Expenses and Advisory Fees
Total expenses rose modestly to $185.8 million from $180 million, with increases across rental property operating costs, advisory fees, and depreciation. The advisory fee paid to the company’s external manager, Nuveen Real Estate Global Cities Advisors, reached $30.9 million for the year, calculated as 1.25 percent of NAV for most share classes and 0.65 percent for Class N shares held primarily by parent company TIAA.
Portfolio Expansion and New Acquisitions
Nuveen Global Cities REIT completed four property acquisitions during 2025 totaling $110.5 million. These included an industrial warehouse in Salt Lake City, a multifamily asset in Tokyo, additional multifamily properties in Copenhagen, and a grocery-anchored retail center in King of Prussia, Pennsylvania. The company also originated two new commercial mortgage loans totaling $136.7 million, secured by self-storage and industrial properties.
The REIT’s portfolio encompassed 465 investment properties as of year-end, spanning industrial, multifamily, healthcare, retail, office, self-storage, and single-family housing sectors. Overall portfolio occupancy stood at 92 percent. Industrial properties, the largest allocation, were 91 percent occupied, while multifamily assets reached 96 percent and healthcare properties hit 95 percent. The office segment, comprising just three properties, reported 88 percent occupancy amid continued headwinds from remote work trends.
New DST Program Launches
A notable development during the year was the June 2025 launch of the company’s DST Program, a private placement initiative to issue and sell up to $3 billion in beneficial interests in Delaware statutory trusts holding real properties. The program targets accredited investors seeking Section 1031 like-kind exchange opportunities. By year-end, the initiative had raised $26.6 million in proceeds, representing an early-stage effort to diversify capital sources beyond the traditional non-traded REIT offering structure.

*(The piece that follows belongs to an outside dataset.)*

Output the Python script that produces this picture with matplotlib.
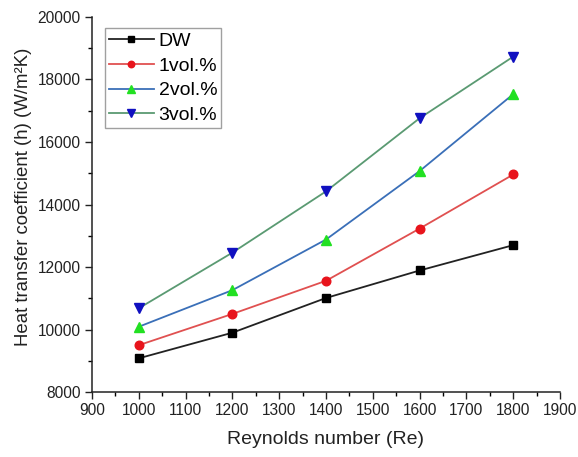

Capital Activity and Repurchases
Capital activity remained robust, with the company raising $454.9 million in gross proceeds from share sales during 2025. The company fully satisfied all share repurchase requests for the year, totaling $272.8 million across all share classes. TIAA, the company’s ultimate parent through its Nuveen subsidiary, repurchased 5.85 million Class N shares worth $70 million during the period, reducing its holdings to approximately 23.9 million shares valued at $280.4 million.
Distribution Sustainability Questions
The company’s distribution policy continued with monthly payments, though the tax characterization of those distributions raises questions about sustainability. For the 2025 tax year, only 10 percent of distributions constituted ordinary income, with the remaining 90 percent classified as return of capital. That represents a slight improvement from 2024, when 91 percent was return of capital, but remains a signal that the REIT is not generating sufficient taxable income to fully cover its distributions from operations. The company funded approximately 63 percent of its $118.5 million in total distributions from operating cash flows, with the remaining 37 percent sourced from debt and financing proceeds.
Rising Leverage
Leverage increased during the year as the company expanded its credit facility. In September 2025, the unsecured revolving credit agreement was amended to provide $665 million in aggregate commitments, up from $455 million previously. As of December 31, total indebtedness stood at $702.7 million, compared to $588.4 million a year earlier. The company’s target leverage ratio of 30 to 50 percent of gross real estate assets provides room for additional borrowing.
Operational Metrics and Liquidity
The company reported adjusted funds from operations of $79.4 million for the year, up from $74.4 million in 2024, suggesting improving core operational performance when excluding depreciation, unrealized valuation changes, and other non-cash items. Same-property net operating income, however, dipped slightly to $105.2 million from $106.5 million, as modest revenue gains were more than offset by rising operating expenses, particularly in healthcare and office properties.
Nuveen Global Cities REIT operates with approximately $558 million in total liquidity, including $271 million in undrawn credit facility capacity, $243 million in liquid securities investments, and $44.6 million in cash. The company has no employees and is entirely managed by its external advisor, which draws on Nuveen Real Estate’s global platform of approximately $137 billion in real estate assets under management.
As of early 2026, the company had already completed two additional acquisitions — a light industrial facility near Atlanta for $14.8 million and a grocery-anchored retail property near Chicago for $27 million — signaling continued portfolio expansion into the new year.